5. Easier to gather: Synthetic data can be easily set in scenarios where real data can be dangerous to collect. For example, building an AI-based car crash prevention system would require data on actual car crashes, which may be challenging to gather. This can be synthetically generated instead.

Now, let us look at the various techniques for synthetic generate data.

There are 2 methods for generating synthetic data:

1.      Rule-Based

2.      Machine Learning (ML)-Based

Rule-Based Data Generation

This process of synthetic data generation begins with gaining a clear understanding of what needs to be generated. Rule-based data generation uses prebuilt data generation rules or algorithms for synthetically generating the data. A model needs to be created with data generation rules defined for all the required entities. Once this is done, data can be generated on demand. Products like Infosys Enterprise Data Privacy Suite (iEDPS), Broadcom TDM, and GenRocket help in rule-based data generation.

Rule-based data generation can be further classified into Purely Fictive and Partially Fictive. In purely fictive data generation, algorithms must be defined for all the entities of the dataset. As shown in the below figure, data generation algorithms are defined for each entity within the data objects, products and orders.

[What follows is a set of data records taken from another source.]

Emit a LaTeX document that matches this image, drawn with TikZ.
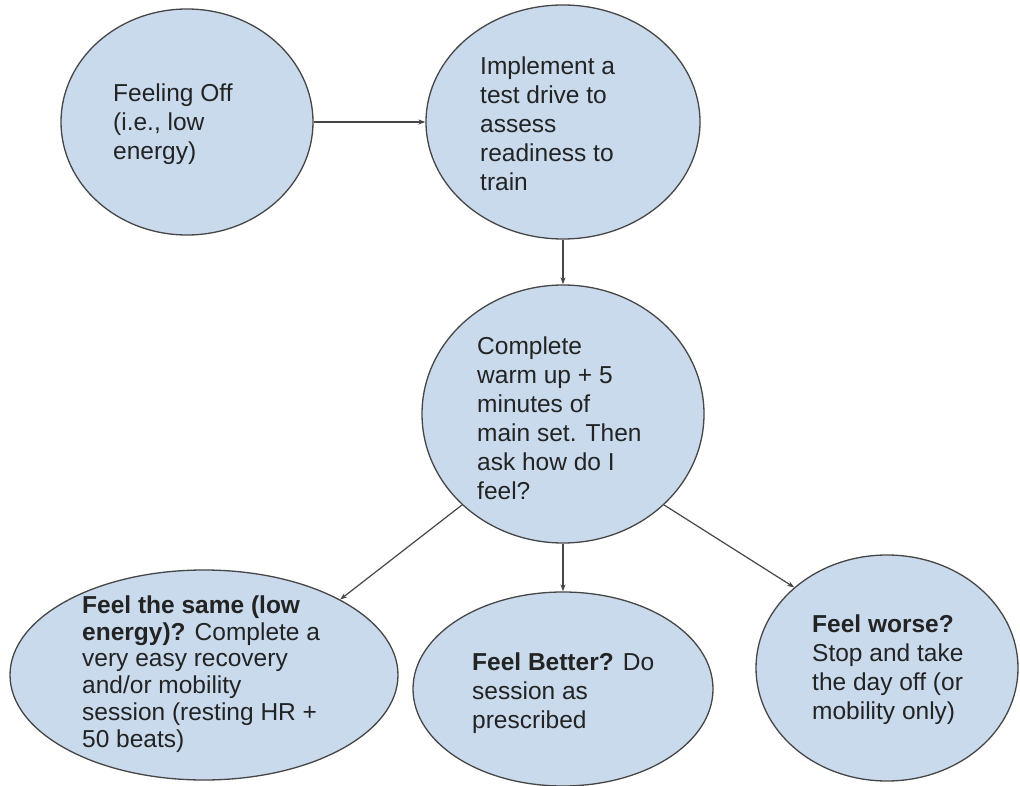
\documentclass[tikz,border=0pt]{standalone}
\usepackage{fontspec}
\setmainfont{Liberation Sans}
\usetikzlibrary{shapes.geometric,arrows.meta}
\definecolor{bubble}{RGB}{201,218,236}
\definecolor{edge}{RGB}{70,70,70}
\definecolor{ink}{RGB}{35,35,35}
\tikzset{
  bubble/.style={ellipse,draw=edge,line width=1.3pt,fill=bubble,inner sep=0pt},
  label/.style={anchor=west,align=left,inner sep=0pt,text=ink,font=\fontsize{24.5}{29}\selectfont},
  tightlabel/.style={label,font=\fontsize{24.5}{26.7}\selectfont},
  link/.style={draw=edge,line width=1.2pt,-{Stealth[length=7pt,width=5pt]}}
}
\begin{document}
\begin{tikzpicture}[x=1pt,y=-1pt]
\useasboundingbox[fill=white] (0,0) rectangle (1020,786);
\node[bubble,minimum width=252pt,minimum height=226pt] (n1) at (187,122) {};
\node[bubble,minimum width=274pt,minimum height=234pt] (n2) at (563,122) {};
\node[bubble,minimum width=282pt,minimum height=258pt] (n3) at (563,414) {};
\node[bubble,minimum width=388pt,minimum height=210pt] (n4) at (204,675) {};
\node[bubble,minimum width=300pt,minimum height=194pt] (n5) at (563,689) {};
\node[bubble,minimum width=262pt,minimum height=226pt] (n6) at (887,668) {};

\node[label] (t1) at (113,124) {Feeling Off\\(i.e., low\\energy)};
\node[label] (t2) at (480,124) {Implement a\\test drive to\\assess\\readiness to\\train};
\node[label] (t3) at (477,418) {Complete\\warm up + 5\\minutes of\\main set. Then\\ask how do I\\feel?};
\node[tightlabel] (t4) at (82,674) {\textbf{Feel the same (low}\\\textbf{energy)?} Complete a\\very easy recovery\\and/or mobility\\session (resting HR +\\50 beats)};
\node[label] (t5) at (472,693) {\textbf{Feel Better?} Do\\session as\\prescribed};
\node[label] (t6) at (812,670) {\textbf{Feel worse?}\\Stop and take\\the day off (or\\mobility only)};

\draw[link] (n1.east) -- (n2.west);
\draw[link] (n2.south) -- (n3.north);
\draw[link] (n3.222) -- (n4.29);
\draw[link] (n3.south) -- (n5.north);
\draw[link] (n3.318) -- (n6.139);
\end{tikzpicture}
\end{document}
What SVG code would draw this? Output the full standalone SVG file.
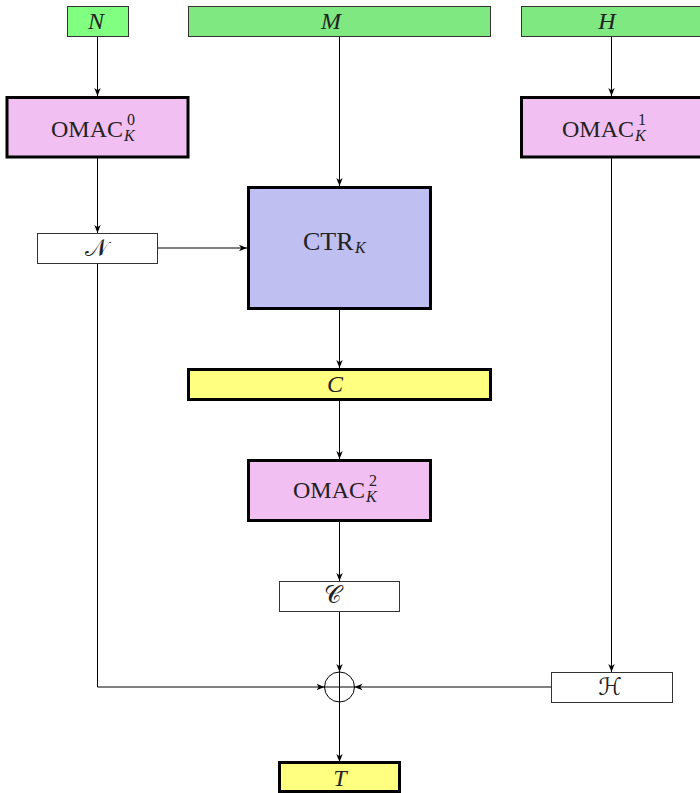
<svg xmlns="http://www.w3.org/2000/svg" width="700" height="793" viewBox="0 0 700 793">
<defs>
<marker id="arr" markerUnits="userSpaceOnUse" markerWidth="8" markerHeight="8" viewBox="0 0 8 8" refX="8" refY="4" orient="auto">
<path d="M0,0.8 L8,4 L0,7.2 L2.2,4 z" fill="#000"/>
</marker>
</defs>
<style>
.in{fill:#80e880;stroke:#333;stroke-width:1}
.omac{fill:#f2bff2;stroke:#000;stroke-width:3}
.ctr{fill:#bfbff2;stroke:#000;stroke-width:3}
.out{fill:#ffff80;stroke:#000;stroke-width:3}
.val{fill:#fff;stroke:#333;stroke-width:1}
.t{font-family:"Liberation Serif","DejaVu Serif",serif;font-size:24px;fill:#222}
.i{font-style:italic}
.s{font-size:16px}
.sc{font-family:"DejaVu Serif","DejaVu Sans","Noto Sans",serif;font-size:24px;fill:#222}
.c{fill:none;stroke:#000;stroke-width:1}
.a{marker-end:url(#arr)}
</style>
<g id="connectors" class="c">
<line class="a" x1="97.5" y1="37" x2="97.5" y2="96"/>
<line class="a" x1="97.5" y1="158" x2="97.5" y2="233"/>
<line class="a" x1="339.5" y1="37" x2="339.5" y2="186"/>
<line class="a" x1="611.5" y1="37" x2="611.5" y2="96"/>
<line class="a" x1="158" y1="248" x2="247" y2="248"/>
<line class="a" x1="339.5" y1="310" x2="339.5" y2="368"/>
<line class="a" x1="339.5" y1="401" x2="339.5" y2="459"/>
<line class="a" x1="339.5" y1="522" x2="339.5" y2="581"/>
<line class="a" x1="339.5" y1="611" x2="339.5" y2="672"/>
<polyline class="a" points="97.5,263 97.5,687 324.5,687"/>
<line class="a" x1="611.5" y1="158" x2="611.5" y2="672"/>
<line class="a" x1="551" y1="687" x2="354.5" y2="687"/>
<line class="a" x1="339.5" y1="702" x2="339.5" y2="762"/>
</g>
<g id="N">
<rect x="67.5" y="6.5" width="61" height="30" fill="#80ff80" stroke="#333" stroke-width="1"/>
<text class="t i" x="96" y="29" text-anchor="middle">N</text>
</g>
<g id="M">
<rect class="in" x="188.5" y="6.5" width="302" height="30"/>
<text class="t i" x="331" y="29" text-anchor="middle">M</text>
</g>
<g id="H">
<rect class="in" x="521.5" y="6.5" width="182" height="30"/>
<text class="t i" x="607" y="29" text-anchor="middle">H</text>
</g>
<g id="OMAC0">
<rect class="omac" x="7" y="97.5" width="181" height="59.5"/>
<text class="t" x="51" y="137">OMAC</text>
<text class="t s" x="127" y="125">0</text>
<text class="t s i" x="124" y="141">K</text>
</g>
<g id="OMAC1">
<rect class="omac" x="521.5" y="97.5" width="182" height="59.5"/>
<text class="t" x="562" y="137">OMAC</text>
<text class="t s" x="638" y="125">1</text>
<text class="t s i" x="635" y="141">K</text>
</g>
<g id="Nc">
<rect class="val" x="37.5" y="233.5" width="120" height="30"/>
<text class="sc" x="96" y="256" text-anchor="middle">𝒩</text>
</g>
<g id="CTR">
<rect class="ctr" x="248.5" y="187.5" width="182" height="121"/>
<text class="t" x="303" y="250" style="font-size:26px">CTR</text>
<text class="t s i" x="355" y="253">K</text>
</g>
<g id="C">
<rect class="out" x="188.5" y="369.5" width="302" height="30"/>
<text class="t i" x="335" y="392" text-anchor="middle">C</text>
</g>
<g id="OMAC2">
<rect class="omac" x="248.5" y="460.5" width="182" height="60"/>
<text class="t" x="293" y="498">OMAC</text>
<text class="t s" x="369" y="486">2</text>
<text class="t s i" x="366" y="502">K</text>
</g>
<g id="Cc">
<rect class="val" x="279.5" y="581.5" width="120" height="30"/>
<text class="sc" x="333" y="603" text-anchor="middle">𝒞</text>
</g>
<g id="Hc">
<rect class="val" x="551.5" y="672.5" width="121" height="30"/>
<text class="sc" x="610" y="695" text-anchor="middle">ℋ</text>
</g>
<g id="xor" fill="none" stroke="#000" stroke-width="1">
<circle cx="339.5" cy="687" r="15"/>
<line x1="339.5" y1="672" x2="339.5" y2="702"/>
<line x1="324.5" y1="687" x2="354.5" y2="687"/>
</g>
<g id="T">
<rect class="out" x="279.5" y="762.5" width="120" height="29"/>
<text class="t i" x="340" y="786" text-anchor="middle">T</text>
</g>
</svg>
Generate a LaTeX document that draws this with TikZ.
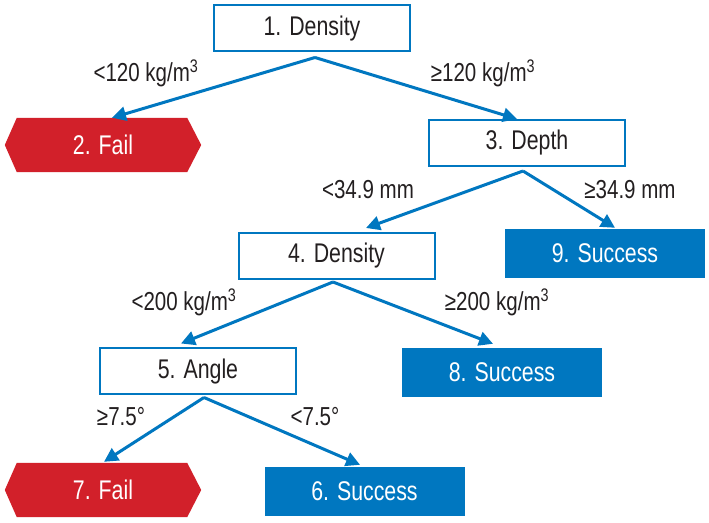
\documentclass[tikz,border=0pt]{standalone}
\usepackage{fontspec}
\setmainfont{Liberation Sans}[FakeStretch=0.79]
\usetikzlibrary{arrows.meta,calc,backgrounds}
\definecolor{tblue}{RGB}{0,119,192}
\definecolor{tred}{RGB}{210,32,42}
\definecolor{ttext}{RGB}{35,31,32}
\begin{document}
\begin{tikzpicture}[x=1pt,y=1pt,
  qbox/.style={draw=tblue,line width=2pt,fill=white,minimum width=196pt,minimum height=46pt,inner sep=0pt,font=\fontsize{27}{27}\selectfont,text=ttext},
  okbox/.style={fill=tblue,minimum width=200pt,minimum height=49pt,inner sep=0pt,font=\fontsize{27}{27}\selectfont,text=white},
  failbox/.style={minimum width=196pt,minimum height=54pt,inner sep=0pt,font=\fontsize{27}{27}\selectfont,text=white},
  lbl/.style={font=\fontsize{26}{26}\selectfont,text=ttext,inner sep=0pt},
  arr/.style={draw=tblue,line width=3pt,-{Triangle[length=14pt,width=14pt]}}]
\useasboundingbox (0,0) rectangle (709,522);
% nodes
\node[qbox] (n1) at (312,493.5) {1. Density};
\node[failbox] (n2) at (103,377) {2. Fail};
\node[qbox] (n3) at (527,379) {3. Depth};
\node[qbox] (n4) at (336.5,266) {4. Density};
\node[okbox] (n9) at (605,268.5) {9. Success};
\node[qbox] (n5) at (198,150.5) {5. Angle};
\node[okbox] (n8) at (502,149.5) {8. Success};
\node[failbox] (n7) at (103,32) {7. Fail};
\node[okbox] (n6) at (364.5,30.5) {6. Success};
\begin{scope}[on background layer]
\fill[white] (0,0) rectangle (709,522);
\foreach \n in {n2,n7}{
  \fill[tred] (\n.west) -- ($(\n.north west)+(12,0)$) -- ($(\n.north east)+(-14,0)$) -- (\n.east)
    -- ($(\n.south east)+(-14,0)$) -- ($(\n.south west)+(12,0)$) -- cycle;
}
\end{scope}
% start points
\coordinate (s1) at ($(n1.south)+(3,-5)$);
\coordinate (s3) at ($(n3.south)+(-4,-4)$);
\coordinate (s4) at ($(n4.south)+(-3.5,-2)$);
\coordinate (s5) at ($(n5.south)+(6,-2)$);
% connectors
\draw[arr] (s1) -- ($(n2.north)+(9,0)$);
\draw[arr] (s1) -- ($(n3.north)+(-10,0)$);
\draw[arr] (s3) -- ($(n4.north)+(29.5,4)$);
\draw[arr] (s3) -- ($(n9.north)+(10,1)$);
\draw[arr] (s4) -- ($(n5.north)+(-17,4)$);
\draw[arr] (s4) -- ($(n8.north)+(-9,4)$);
\draw[arr] (s5) -- ($(n7.north)+(1,1)$);
\draw[arr] (s5) -- ($(n6.north)+(-4.5,2)$);
% labels
\node[lbl] (l1) at (146,449) {<120 kg/m\textsuperscript{3}};
\node[lbl] (l2) at (483,449) {≥120 kg/m\textsuperscript{3}};
\node[lbl] (l3) at (368,332) {<34.9 mm};
\node[lbl] (l4) at (630,332) {≥34.9 mm};
\node[lbl] (l5) at (184,220) {<200 kg/m\textsuperscript{3}};
\node[lbl] (l6) at (497,220) {≥200 kg/m\textsuperscript{3}};
\node[lbl] (l7) at (121,105) {≥7.5°};
\node[lbl] (l8) at (315,105) {<7.5°};
\end{tikzpicture}
\end{document}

Fig 2: Purely Fictive Data Generation

In partially fictive data generation, rules are defined for only required entities. Remaining entities that are not sensitive in nature can take some default, preset values, or copy values from actual data. Below is a depiction of partially fictive data generation:

Fig 3: Partially Fictive Data Generation

Machine Learning (ML)-Based Data Generation

ML-based data generation is a technique in which an unsupervised learning task discovers and learns insights and patterns in data in such a way that the model can be used to output new data samples that match the same distribution as the real-world data it was trained on. Generative modelling is one of the most advanced techniques used to create synthetic data, and this often starts with data collection and then training the model to generate additional data. There are several products, such as Gretel.ai, Hazy, Infosys Enterprise Data Privacy Suite (iEDPS), Mostly.ai, etc., which support ML-based data generation.

Fig 4: Model Based Data Generation

Conclusion

The need for high-quality training data sets, high quantity of data, challenges involved in the collection of real data, stricter privacy regulations governing data usage, and being fully user controlled are a few of the many reasons why organizations are choosing to move towards synthetic data generation. Along with these advantages, there are a few challenges associated with synthetic data, such as the whole data generation process requires expertise, time and effort.

A hybrid approach comprising leveraging masked production extracts along with synthetically generated data would be the best bet for enterprise-wide TDM implementations. This approach ensures the availability of all combinations of test data in desired quantities for software testing needs.